● **Given information**:
•••
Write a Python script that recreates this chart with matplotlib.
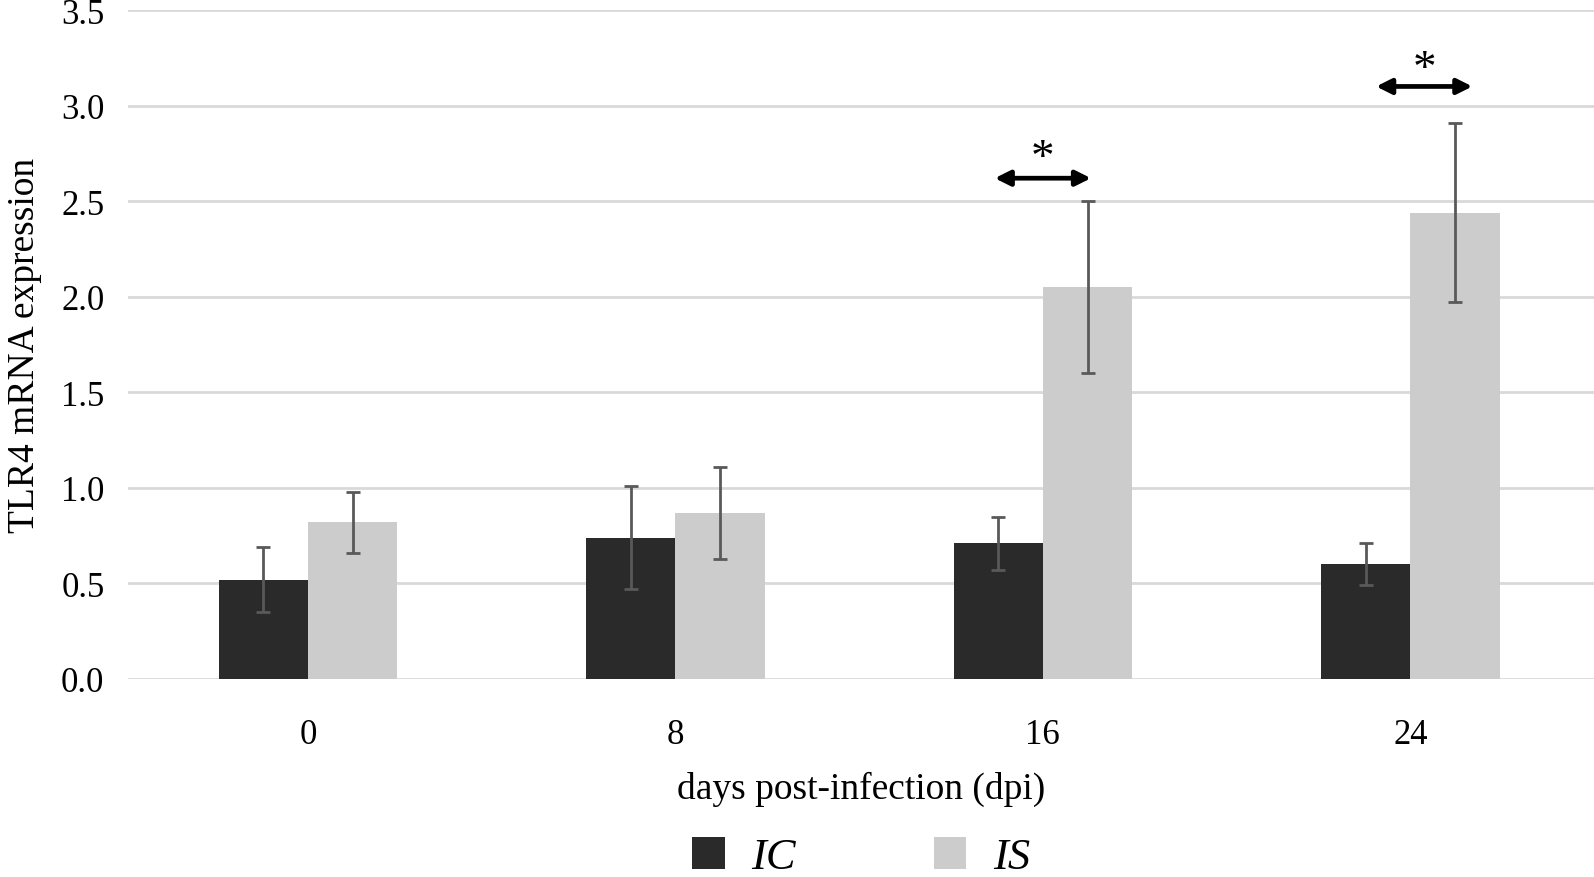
import matplotlib
matplotlib.use("Agg")
import matplotlib.pyplot as plt
import numpy as np
from matplotlib.patches import Patch

plt.rcParams['font.family'] = ['Liberation Serif', 'DejaVu Serif']

# Data
days = ["0", "8", "16", "24"]
ic_mean = [0.52, 0.74, 0.71, 0.60]
ic_err = [0.17, 0.27, 0.14, 0.11]
is_mean = [0.82, 0.87, 2.05, 2.44]
is_err = [0.16, 0.24, 0.45, 0.47]
series_names = ["IC", "IS"]
# significance annotations
sig_idx = [2, 3]
sig_arrow_y = [2.62, 3.10]
sig_star_y = [2.72, 3.19]

ic_color = "#2a2a2a"
is_color = "#cccccc"
err_color = "#595959"
grid_color = "#d9d9d9"

fig = plt.figure(figsize=(15.94, 8.78), dpi=100)
ax = fig.add_axes([128/1594, 1-680/878, 1-128/1594, (680-11)/878])

x = np.arange(len(days))
w = 0.243
ax.bar(x - w/2, ic_mean, w, color=ic_color, zorder=3)
ax.bar(x + w/2, is_mean, w, color=is_color, zorder=3)
ax.errorbar(x - w/2, ic_mean, yerr=ic_err, fmt='none', ecolor=err_color,
            elinewidth=2.0, capsize=5, capthick=2.0, zorder=4)
ax.errorbar(x + w/2, is_mean, yerr=is_err, fmt='none', ecolor=err_color,
            elinewidth=2.0, capsize=5, capthick=2.0, zorder=4)

# significance arrows
offsets = [0.0, 0.038]
for i, ay, sy, off in zip(sig_idx, sig_arrow_y, sig_star_y, offsets):
    cx = x[i] + off
    half = 0.131
    ax.annotate("", xy=(cx + half, ay), xytext=(cx - half, ay),
                arrowprops=dict(arrowstyle="<|-|>,head_length=0.9,head_width=0.45",
                                color="black", lw=3.4, shrinkA=0, shrinkB=0),
                zorder=5)
    ax.text(cx, sy, "*", ha="center", va="center", fontsize=34, color="black", zorder=5)

ax.set_xlim(-0.49, 3.5)
ax.set_ylim(0, 3.5)
ax.set_yticks(np.arange(0, 3.51, 0.5))
ax.set_yticklabels([f"{v:.1f}" for v in np.arange(0, 3.51, 0.5)])
ax.set_xticks(x)
ax.set_xticklabels(days)
ax.tick_params(axis='both', length=0, labelsize=25, colors='black')
ax.tick_params(axis='x', pad=28)
ax.tick_params(axis='y', pad=17)
ax.yaxis.grid(True, color=grid_color, linewidth=2.0, zorder=0)
ax.set_axisbelow(True)
for s in ax.spines.values():
    s.set_visible(False)

ax.set_xlabel("days post-infection (dpi)", fontsize=27, labelpad=14)
ax.set_ylabel("TLR4 mRNA expression", fontsize=27, labelpad=14)

handles = [Patch(facecolor=ic_color, edgecolor='none'),
           Patch(facecolor=is_color, edgecolor='none')]
leg = ax.legend(handles, series_names, loc='center', bbox_to_anchor=(0.5, -0.266),
                ncol=2, frameon=False, prop={'size': 32, 'style': 'italic'},
                handlelength=0.74, handleheight=0.74, handletextpad=0.6,
                columnspacing=3.1)

fig.savefig("out.png", dpi=100)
•••
● **Short task**:
Locate all lines in the listing above with the word "matplotlib". Copy them.

● **Complete output**:
Write a Python script that recreates this chart with matplotlib.
import matplotlib
matplotlib.use("Agg")
import matplotlib.pyplot as plt
from matplotlib.patches import Patch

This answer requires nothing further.